● WHAT IS BEING ASKED
Lines that hold the word "chart" should be located and copied.

● SOURCE EXCERPT
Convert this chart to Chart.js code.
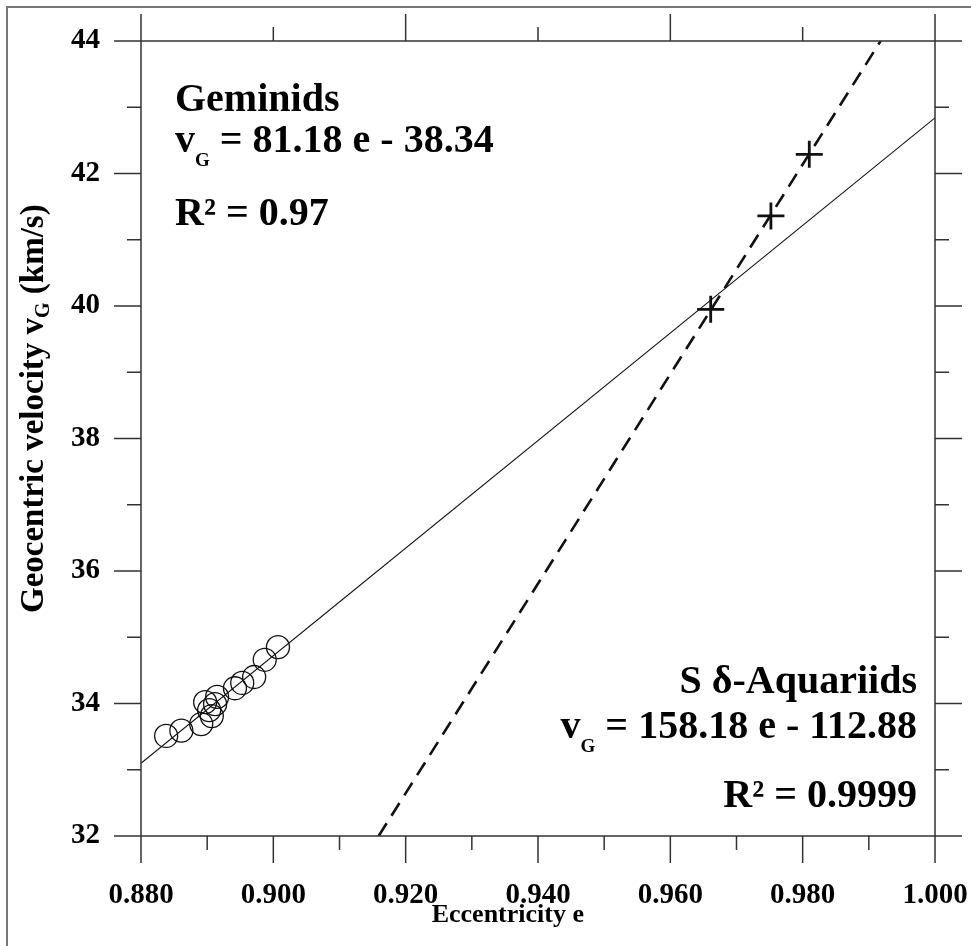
<!DOCTYPE html>
<html>
<head>
<meta charset="utf-8">
<script src="https://cdn.jsdelivr.net/npm/chart.js@4.4.1/dist/chart.umd.min.js"></script>
<style>
  html, body { margin: 0; padding: 0; background: #fff; }
  canvas { display: block; }
</style>
</head>
<body>
<canvas id="chart" width="971" height="946"></canvas>
<script>
// Geminids: eccentricity vs geocentric velocity
const gemEcc = [0.8838, 0.8861, 0.8891, 0.8897, 0.8903, 0.8907, 0.8912, 0.8915, 0.8942, 0.8953, 0.8971, 0.8987, 0.9007];
const gemVel = [33.51, 33.59, 33.69, 34.02, 33.90, 33.81, 33.99, 34.10, 34.23, 34.31, 34.40, 34.66, 34.85];

// Southern delta-Aquariids
const sdaEcc = [0.9661, 0.9752, 0.9810];
const sdaVel = [39.95, 41.36, 42.29];

// linear fits vG = a e + b  (Geminids, S delta-Aquariids)
const fitSlope = [81.18, 158.18];
const fitIntercept = [-38.34, -112.88];

// axis ranges and tick labels
const xRange = [0.88, 1.0];
const yRange = [32, 44];
const xTickLabels = ['0.880', '0.900', '0.920', '0.940', '0.960', '0.980', '1.000'];
const yTickLabels = ['32', '34', '36', '38', '40', '42', '44'];

const SERIF = '"Liberation Serif", "Times New Roman", Times, serif';
const INK = '#111';

const toPoints = (xs, ys) => xs.map((x, i) => ({ x: x, y: ys[i] }));

// Geminids fit across the full x range
const gemLine = xRange.map(e => ({ x: e, y: fitSlope[0] * e + fitIntercept[0] }));
// SDA fit between the bottom and top of the y range
const sdaLine = yRange.map(v => ({ x: (v - fitIntercept[1]) / fitSlope[1], y: v }));

const MAJOR = 27, MINOR = 14;

// draw rich text runs: [{t, size, dy}] starting at x (or ending at x when align right)
function drawRuns(ctx, runs, x, y, align) {
    let total = 0;
    runs.forEach(r => {
        ctx.font = 'bold ' + r.size + 'px ' + SERIF;
        r.w = ctx.measureText(r.t).width;
        total += r.w;
    });
    let cx = align === 'right' ? x - total : x;
    ctx.textAlign = 'left';
    ctx.textBaseline = 'alphabetic';
    runs.forEach(r => {
        ctx.font = 'bold ' + r.size + 'px ' + SERIF;
        ctx.fillText(r.t, cx, y + (r.dy || 0));
        cx += r.w;
    });
    return total;
}

const framePlugin = {
    id: 'frame',
    afterDraw(chart) {
        const ctx = chart.ctx;
        const a = chart.chartArea;
        const xs = chart.scales.x, ys = chart.scales.y;
        ctx.save();

        // outer picture border
        ctx.strokeStyle = '#777';
        ctx.lineWidth = 2;
        ctx.beginPath();
        ctx.moveTo(7, chart.height);
        ctx.lineTo(7, 7);
        ctx.lineTo(chart.width, 7);
        ctx.stroke();

        // box axes, each running one major tick beyond the corners
        ctx.strokeStyle = '#333';
        ctx.lineWidth = 1.5;
        ctx.beginPath();
        ctx.moveTo(a.left, a.top - MAJOR); ctx.lineTo(a.left, a.bottom + MAJOR);
        ctx.moveTo(a.right, a.top - MAJOR); ctx.lineTo(a.right, a.bottom + MAJOR);
        ctx.moveTo(a.left - MAJOR, a.top); ctx.lineTo(a.right + MAJOR, a.top);
        ctx.moveTo(a.left - MAJOR, a.bottom); ctx.lineTo(a.right + MAJOR, a.bottom);

        // x ticks: bottom every 0.01, top every 0.02
        xs.ticks.forEach(t => {
            const n = Math.round((t.value - xRange[0]) * 100);
            const px = xs.getPixelForValue(t.value);
            const lb = n % 2 === 0 ? MAJOR : MINOR;
            ctx.moveTo(px, a.bottom); ctx.lineTo(px, a.bottom + lb);
            if (n % 2 === 0) {
                const lt = n % 4 === 0 ? MAJOR : MINOR;
                ctx.moveTo(px, a.top); ctx.lineTo(px, a.top - lt);
            }
        });
        // y ticks on both sides
        ys.ticks.forEach(t => {
            const n = Math.round(t.value);
            const py = ys.getPixelForValue(t.value);
            const l = n % 2 === 0 ? MAJOR : MINOR;
            ctx.moveTo(a.left, py); ctx.lineTo(a.left - l, py);
            ctx.moveTo(a.right, py); ctx.lineTo(a.right + l, py);
        });
        ctx.stroke();

        ctx.fillStyle = '#000';

        // x axis title
        ctx.font = 'bold 26px ' + SERIF;
        ctx.textAlign = 'center';
        ctx.textBaseline = 'alphabetic';
        ctx.fillText('Eccentricity e', a.left + (a.right - a.left) * 0.462, a.bottom + 86);

        // y axis title (rotated, with subscript)
        ctx.save();
        ctx.translate(43, a.bottom - 223);
        ctx.rotate(-Math.PI / 2);
        drawRuns(ctx, [
            { t: 'Geocentric velocity v', size: 33 },
            { t: 'G', size: 20, dy: 6 },
            { t: ' (km/s)', size: 33 }
        ], 0, 0, 'left');
        ctx.restore();

        // Geminids annotation
        const lx = a.left + 34;
        drawRuns(ctx, [{ t: 'Geminids', size: 40 }], lx, a.top + 70, 'left');
        drawRuns(ctx, [
            { t: 'v', size: 40 },
            { t: 'G', size: 19, dy: 14 },
            { t: ' = ' + fitSlope[0].toFixed(2) + ' e - ' + (-fitIntercept[0]).toFixed(2), size: 40 }
        ], lx, a.top + 111, 'left');
        drawRuns(ctx, [{ t: 'R\u00b2 = 0.97', size: 40 }], lx, a.top + 184, 'left');

        // S delta-Aquariids annotation
        const rx = a.right - 18;
        drawRuns(ctx, [{ t: 'S \u03b4-Aquariids', size: 40 }], rx, a.bottom - 143, 'right');
        drawRuns(ctx, [
            { t: 'v', size: 40 },
            { t: 'G', size: 19, dy: 14 },
            { t: ' = ' + fitSlope[1].toFixed(2) + ' e - ' + (-fitIntercept[1]).toFixed(2), size: 40 }
        ], rx, a.bottom - 98, 'right');
        drawRuns(ctx, [{ t: 'R\u00b2 = 0.9999', size: 40 }], rx, a.bottom - 29, 'right');

        ctx.restore();
    }
};

new Chart(document.getElementById('chart').getContext('2d'), {
    type: 'scatter',
    data: {
        datasets: [
            {
                label: 'Geminids fit',
                type: 'line',
                data: gemLine,
                borderColor: INK,
                borderWidth: 1.1,
                pointRadius: 0,
                fill: false
            },
            {
                label: 'S delta-Aquariids fit',
                type: 'line',
                data: sdaLine,
                borderColor: INK,
                borderWidth: 2.6,
                borderDash: [15, 9],
                pointRadius: 0,
                fill: false
            },
            {
                label: 'Geminids',
                data: toPoints(gemEcc, gemVel),
                pointStyle: 'circle',
                pointRadius: 11.5,
                backgroundColor: 'rgba(0,0,0,0)',
                borderColor: INK,
                borderWidth: 1.3
            },
            {
                label: 'S delta-Aquariids',
                data: toPoints(sdaEcc, sdaVel),
                pointStyle: 'cross',
                pointRadius: 13.5,
                borderColor: INK,
                borderWidth: 2.8
            }
        ]
    },
    options: {
        responsive: false,
        animation: false,
        layout: { padding: { left: 0, top: 41, right: 36, bottom: 0 } },
        plugins: {
            legend: { display: false },
            tooltip: { enabled: false }
        },
        scales: {
            x: {
                type: 'linear',
                min: xRange[0],
                max: xRange[1],
                grid: { display: false, drawTicks: false },
                border: { display: false },
                afterFit: scale => {
                    scale.height = 110;
                    scale.paddingLeft = 0;
                    scale.paddingRight = 0;
                },
                ticks: {
                    stepSize: 0.01,
                    autoSkip: false,
                    maxRotation: 0,
                    padding: 42,
                    color: '#000',
                    font: { family: SERIF, weight: 'bold', size: 29 },
                    callback: v => {
                        const s = Number(v).toFixed(3);
                        return xTickLabels.includes(s) ? s : '';
                    }
                }
            },
            y: {
                type: 'linear',
                min: yRange[0],
                max: yRange[1],
                grid: { display: false, drawTicks: false },
                border: { display: false },
                afterFit: scale => {
                    scale.width = 141;
                    scale.paddingTop = 0;
                    scale.paddingBottom = 0;
                },
                ticks: {
                    stepSize: 1,
                    autoSkip: false,
                    padding: 41,
                    color: '#000',
                    font: { family: SERIF, weight: 'bold', size: 29 },
                    callback: v => {
                        const s = String(Math.round(v));
                        return yTickLabels.includes(s) ? s : '';
                    }
                }
            }
        }
    },
    plugins: [framePlugin]
});
</script>
</body>
</html>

● THE SOLUTION
Convert this chart to Chart.js code.
<script src="https://cdn.jsdelivr.net/npm/chart.js@4.4.1/dist/chart.umd.min.js"></script>
<canvas id="chart" width="971" height="946"></canvas>
    afterDraw(chart) {
        const ctx = chart.ctx;
        const a = chart.chartArea;
        const xs = chart.scales.x, ys = chart.scales.y;
        ctx.moveTo(7, chart.height);
        ctx.lineTo(chart.width, 7);
new Chart(document.getElementById('chart').getContext('2d'), {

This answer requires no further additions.